Dastur Dinar held the position as sarlashkar (1), governor of Gulbarga (2), Aland (3), Ganjoti (4), Warangal (5). The prime minister; Qasim Barid (6) thinking Dastur Dinar was to powerful decided to take away from him the governor-ship of Warangal (5). The Prime Minister also formed an elite army force of the core rank and file soldiers of Dastur Dinar, so as to divide their ranks. Dastur Dinar raised the banner of revolt. With 7000-8000 African soldiers he occupied the territories surrounding his provinces. He send to the Sultan the message : You should give us the ancient and great empire, and if you whish to have the crown, you should give up the helmet. In the following battle near the village of Mahindri (7) Dastur Dinar was defeated by the kindness of God who took out dust from the army of the enemies. On the advise of Yusuf Adil Khan (8), an important noble and the rival of the prime minister, the Sultan pardoned and reinstated him in Gulbarga (2) and Aland (3), and all the property confiscated by the government was returned to him. Yusuf Adil Khan (8) then tries to take the other fiefs that Dastur Dinar had had to abandon, so Qasim Barid (6) and Dastur Dinar become allies.
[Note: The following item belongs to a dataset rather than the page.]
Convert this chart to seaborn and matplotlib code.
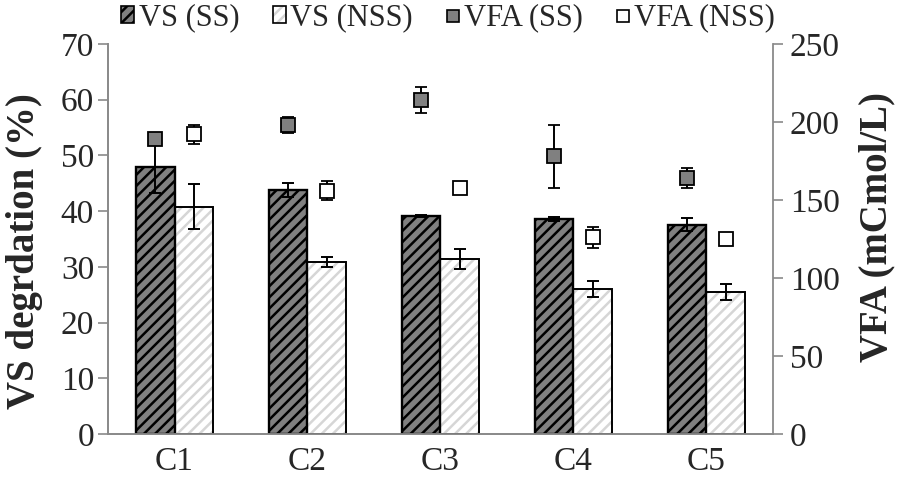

Yusuf Adil Khan (8) then attacks with his army Dastur Dinar and kills him in a big battle.

(1) Sarlashkar: Major general.

(2) Gulbarga: Kalaburagi, formerly known as Gulbarga, is a city in the Indian state of Karnataka.

(3) Aland: is a city in the district of Kalaburagi in Karnataka state India.

(4) Ganjoti: district of 76 small villages in Maharashtra, India.

(5) Warangal: Warangal is a city in the south Indian state of Telangana.

(6) Qasim Barid: (r. 1489–1504) was a Muslim (Shia) Turk domiciled in Safavid Georgia. He entered the service of the Bahmani sultan Muhammad Shah III and later became the prime-minister of the Bahmani sultanate.

(7) Mahindri: in southern Orissa.

(8) Yusuf Adil Khan: Yusuf Adil Shah, referred as Adil Khan, was the founder of the Adil Shahi dynasty that ruled the Sultanate of Bijapur for nearly two centuries.